Né era immaginabile che l’orsacchiotto Keir Starmer si trasformasse in un “Churchill laburista” abbracciando Zelensky appena 48 ore dopo la scazzottata verbale tra Trump e il presidente ucraino nello Studio ovale.
Fuori dalle previsioni della Casa bianca era anche la mossa del cavallo di Erdogan. Il “Sultano di Ankara”, fiutando la debolezza dell’Unione europea ha subito teso la mano a Bruxelles proponendosi come alleato sul dossier Ucraina, mettendo a disposizione i suoi 400mila soldati. Una strategia che punta a un obiettivo preciso: trascinare la Turchia all’interno dell’Unione europea
Imprevisto, infine, è stato il crollo della popolarità di “Bibi” Netanyahu in Israele. Il 60% degli israeliani vuole le dimissioni del premier, lo stesso su cui Trump ha puntato le sue fiches per costruire il nuovo Medio oriente (accordi di Abramo, resort a Gaza, eccetera). Una caduta del primo ministro a Tel Aviv, con elezioni anticipate dall’esito imprevedibile, potrebbe scalfire il progetto di Washington per la regione.
A queste “esternalità negative” se ne aggiungono altre. Per esempio, il tira e molla sui dazi: Trump è stato “costretto” a rinviare di un mese alle “tariffe” a Canada e Messico per evitare di scontentare i suoi elettori. È infatti emerso che i dazi avrebbero fatto impennare i prezzi dei fuoristrada pick-up tanto cari all’elettorato burino di Trump (con un rincaro fino a 7mila euro a veicolo).
La diplomazia maranza del Caligola di Mar-a-lago, inoltre, ha avuto come effetto inaspettato quello di rilanciare il consenso dei leader con cui si è scontrato direttamente.

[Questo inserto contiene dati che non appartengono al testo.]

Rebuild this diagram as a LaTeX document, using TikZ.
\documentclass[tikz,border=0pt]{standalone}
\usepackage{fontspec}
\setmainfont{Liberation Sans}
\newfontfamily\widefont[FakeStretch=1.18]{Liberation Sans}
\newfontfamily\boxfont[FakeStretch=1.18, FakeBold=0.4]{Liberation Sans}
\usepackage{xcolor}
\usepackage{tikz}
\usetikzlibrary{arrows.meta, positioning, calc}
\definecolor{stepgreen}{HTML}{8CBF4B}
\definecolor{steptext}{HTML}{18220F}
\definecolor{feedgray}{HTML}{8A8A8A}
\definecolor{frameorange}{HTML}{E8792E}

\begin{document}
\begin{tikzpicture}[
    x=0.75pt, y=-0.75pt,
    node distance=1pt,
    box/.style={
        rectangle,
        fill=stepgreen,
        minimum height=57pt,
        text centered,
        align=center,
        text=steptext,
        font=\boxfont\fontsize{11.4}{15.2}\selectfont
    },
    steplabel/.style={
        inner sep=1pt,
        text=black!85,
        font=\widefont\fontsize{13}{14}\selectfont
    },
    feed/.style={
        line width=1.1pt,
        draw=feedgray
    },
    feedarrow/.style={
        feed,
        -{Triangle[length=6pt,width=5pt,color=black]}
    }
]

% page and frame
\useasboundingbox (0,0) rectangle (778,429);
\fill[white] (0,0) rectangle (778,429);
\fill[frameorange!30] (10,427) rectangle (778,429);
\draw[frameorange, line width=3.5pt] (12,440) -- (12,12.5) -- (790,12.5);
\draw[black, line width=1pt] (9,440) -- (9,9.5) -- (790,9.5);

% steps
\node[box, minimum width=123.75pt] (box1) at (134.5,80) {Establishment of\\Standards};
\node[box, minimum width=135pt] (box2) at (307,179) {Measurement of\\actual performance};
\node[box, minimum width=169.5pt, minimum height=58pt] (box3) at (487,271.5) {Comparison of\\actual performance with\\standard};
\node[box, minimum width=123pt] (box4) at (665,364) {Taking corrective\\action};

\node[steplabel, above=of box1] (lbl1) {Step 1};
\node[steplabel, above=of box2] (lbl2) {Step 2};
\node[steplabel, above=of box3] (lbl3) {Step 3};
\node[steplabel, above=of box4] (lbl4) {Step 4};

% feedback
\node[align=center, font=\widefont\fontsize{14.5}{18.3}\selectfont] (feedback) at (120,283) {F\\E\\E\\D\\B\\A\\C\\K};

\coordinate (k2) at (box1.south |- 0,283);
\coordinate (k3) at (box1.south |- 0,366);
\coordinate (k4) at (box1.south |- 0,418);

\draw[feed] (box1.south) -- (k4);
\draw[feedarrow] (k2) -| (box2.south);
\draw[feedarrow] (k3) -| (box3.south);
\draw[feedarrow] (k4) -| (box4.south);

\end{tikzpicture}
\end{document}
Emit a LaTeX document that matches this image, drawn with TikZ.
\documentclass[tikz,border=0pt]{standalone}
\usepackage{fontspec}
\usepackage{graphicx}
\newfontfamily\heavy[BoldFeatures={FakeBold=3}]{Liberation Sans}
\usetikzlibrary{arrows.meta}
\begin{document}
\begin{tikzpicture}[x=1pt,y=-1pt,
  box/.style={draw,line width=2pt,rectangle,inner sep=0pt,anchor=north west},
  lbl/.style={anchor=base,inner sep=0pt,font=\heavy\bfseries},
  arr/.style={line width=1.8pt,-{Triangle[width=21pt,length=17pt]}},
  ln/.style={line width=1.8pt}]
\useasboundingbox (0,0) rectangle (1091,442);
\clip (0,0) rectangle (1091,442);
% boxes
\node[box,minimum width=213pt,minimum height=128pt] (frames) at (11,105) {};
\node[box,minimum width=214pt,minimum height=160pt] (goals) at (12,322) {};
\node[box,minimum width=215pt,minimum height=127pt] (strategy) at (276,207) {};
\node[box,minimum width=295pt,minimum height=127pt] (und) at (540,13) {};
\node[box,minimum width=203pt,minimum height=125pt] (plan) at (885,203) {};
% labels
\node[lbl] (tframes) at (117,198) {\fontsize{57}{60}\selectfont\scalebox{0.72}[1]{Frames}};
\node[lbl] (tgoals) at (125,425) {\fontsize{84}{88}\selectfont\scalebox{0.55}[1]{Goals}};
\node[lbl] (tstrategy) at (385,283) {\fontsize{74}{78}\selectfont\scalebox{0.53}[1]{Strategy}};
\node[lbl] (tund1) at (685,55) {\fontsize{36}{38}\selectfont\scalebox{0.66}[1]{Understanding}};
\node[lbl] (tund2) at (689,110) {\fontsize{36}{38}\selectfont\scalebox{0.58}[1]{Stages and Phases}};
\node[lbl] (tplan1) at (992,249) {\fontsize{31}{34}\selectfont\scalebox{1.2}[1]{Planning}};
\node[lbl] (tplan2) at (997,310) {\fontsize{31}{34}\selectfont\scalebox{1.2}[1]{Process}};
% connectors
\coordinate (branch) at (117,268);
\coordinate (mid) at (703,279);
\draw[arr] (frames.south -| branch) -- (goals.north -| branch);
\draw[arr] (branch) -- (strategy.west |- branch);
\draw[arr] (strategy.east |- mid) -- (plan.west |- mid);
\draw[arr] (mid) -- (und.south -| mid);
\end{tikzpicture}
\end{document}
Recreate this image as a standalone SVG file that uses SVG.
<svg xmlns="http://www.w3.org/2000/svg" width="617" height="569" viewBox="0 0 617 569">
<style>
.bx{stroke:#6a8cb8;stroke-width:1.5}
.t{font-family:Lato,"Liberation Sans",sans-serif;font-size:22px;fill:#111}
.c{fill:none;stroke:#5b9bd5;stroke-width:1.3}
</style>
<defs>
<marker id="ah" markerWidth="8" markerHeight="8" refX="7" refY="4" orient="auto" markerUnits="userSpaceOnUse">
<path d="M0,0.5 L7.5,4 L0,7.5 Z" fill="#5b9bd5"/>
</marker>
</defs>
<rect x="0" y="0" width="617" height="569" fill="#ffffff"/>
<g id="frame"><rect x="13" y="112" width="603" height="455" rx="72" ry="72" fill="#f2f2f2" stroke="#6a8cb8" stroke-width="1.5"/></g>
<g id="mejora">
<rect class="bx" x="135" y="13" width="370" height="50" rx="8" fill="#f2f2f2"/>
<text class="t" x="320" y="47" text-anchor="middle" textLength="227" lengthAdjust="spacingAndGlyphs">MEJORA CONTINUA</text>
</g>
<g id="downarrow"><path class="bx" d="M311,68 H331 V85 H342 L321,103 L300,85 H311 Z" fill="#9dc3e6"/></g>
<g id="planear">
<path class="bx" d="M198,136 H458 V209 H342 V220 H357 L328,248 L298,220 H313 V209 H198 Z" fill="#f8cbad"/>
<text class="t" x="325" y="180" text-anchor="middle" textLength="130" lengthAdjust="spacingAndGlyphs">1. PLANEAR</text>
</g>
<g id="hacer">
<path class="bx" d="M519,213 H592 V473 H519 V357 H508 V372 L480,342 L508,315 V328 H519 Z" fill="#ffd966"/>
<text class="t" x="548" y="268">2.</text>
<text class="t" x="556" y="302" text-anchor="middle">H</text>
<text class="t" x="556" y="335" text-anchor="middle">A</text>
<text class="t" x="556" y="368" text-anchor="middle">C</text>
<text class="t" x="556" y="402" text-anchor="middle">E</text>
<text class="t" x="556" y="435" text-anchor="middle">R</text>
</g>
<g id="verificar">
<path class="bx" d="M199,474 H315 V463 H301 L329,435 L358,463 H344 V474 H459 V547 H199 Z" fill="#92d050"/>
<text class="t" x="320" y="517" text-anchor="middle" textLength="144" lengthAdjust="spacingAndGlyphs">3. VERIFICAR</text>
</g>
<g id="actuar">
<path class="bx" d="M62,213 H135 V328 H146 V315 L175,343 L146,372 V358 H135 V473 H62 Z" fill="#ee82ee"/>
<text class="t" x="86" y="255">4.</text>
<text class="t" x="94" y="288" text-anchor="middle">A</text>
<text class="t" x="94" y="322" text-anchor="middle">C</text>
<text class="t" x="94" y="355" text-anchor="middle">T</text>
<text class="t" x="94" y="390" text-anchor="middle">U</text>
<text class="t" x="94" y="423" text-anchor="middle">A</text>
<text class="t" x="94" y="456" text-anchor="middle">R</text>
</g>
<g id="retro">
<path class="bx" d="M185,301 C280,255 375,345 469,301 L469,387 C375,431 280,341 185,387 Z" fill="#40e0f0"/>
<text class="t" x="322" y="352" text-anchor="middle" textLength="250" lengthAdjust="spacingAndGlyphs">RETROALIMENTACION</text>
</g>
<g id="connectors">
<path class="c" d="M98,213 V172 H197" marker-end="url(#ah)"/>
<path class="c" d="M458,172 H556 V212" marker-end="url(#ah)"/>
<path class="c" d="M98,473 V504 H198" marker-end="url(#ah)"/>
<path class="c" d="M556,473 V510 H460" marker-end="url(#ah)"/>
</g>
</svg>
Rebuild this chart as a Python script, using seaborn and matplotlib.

E’ accaduto alla presidente del Messico Claudia Sheinbaum, che gode dell’80% dei favori del suo popolo, ma anche al povero Volodymyr Zelensky, risalito al 44%, e a Justin Trudeau.
Il premier canadese, fino a qualche settimana fa, era politicamente azzoppato. Ora, dopo lo scontro sui dazi con Trump, il suo partito si è ringalluzzito ed è cresciuto del 10%.
A proposito di Trudeau, una guerra commerciale con Ottawa finirebbe per far molto male anche agli Stati Uniti.
Il Canada è il quarto esportatore al mondo di petrolio, ma vende principalmente (il 97% del suo greggio) agli Usa, che decidono di fatto il prezzo. Se un domani la tensione arrivasse al punto di rottura, Trudeau potrebbe dirottare il suo petrolio sui mercati internazionali, finendo per fare concorrenza alle Big oil americane. Hai voglia a trivellare…
Nel “mondo al contrario” che Trump vuole creare (prima promette di ridurre i prezzi e poi innesca spirali inflattive attraverso i dazi), si iniziano a formare le prime fronde. I potentati economici americani “old style”, in prima linea uomini d’affari e banchieri (per capirci, quelli che preferiscono il buon vecchio dollaro alla criptovalute), hanno attivato un canale di comunicazione intenso con le controparti britanniche. L’obiettivo è disporre di un maggiore coordinamento sulle future mosse da compiere per non farsi trovare impreparati davanti all’imprevidibilità di Trump.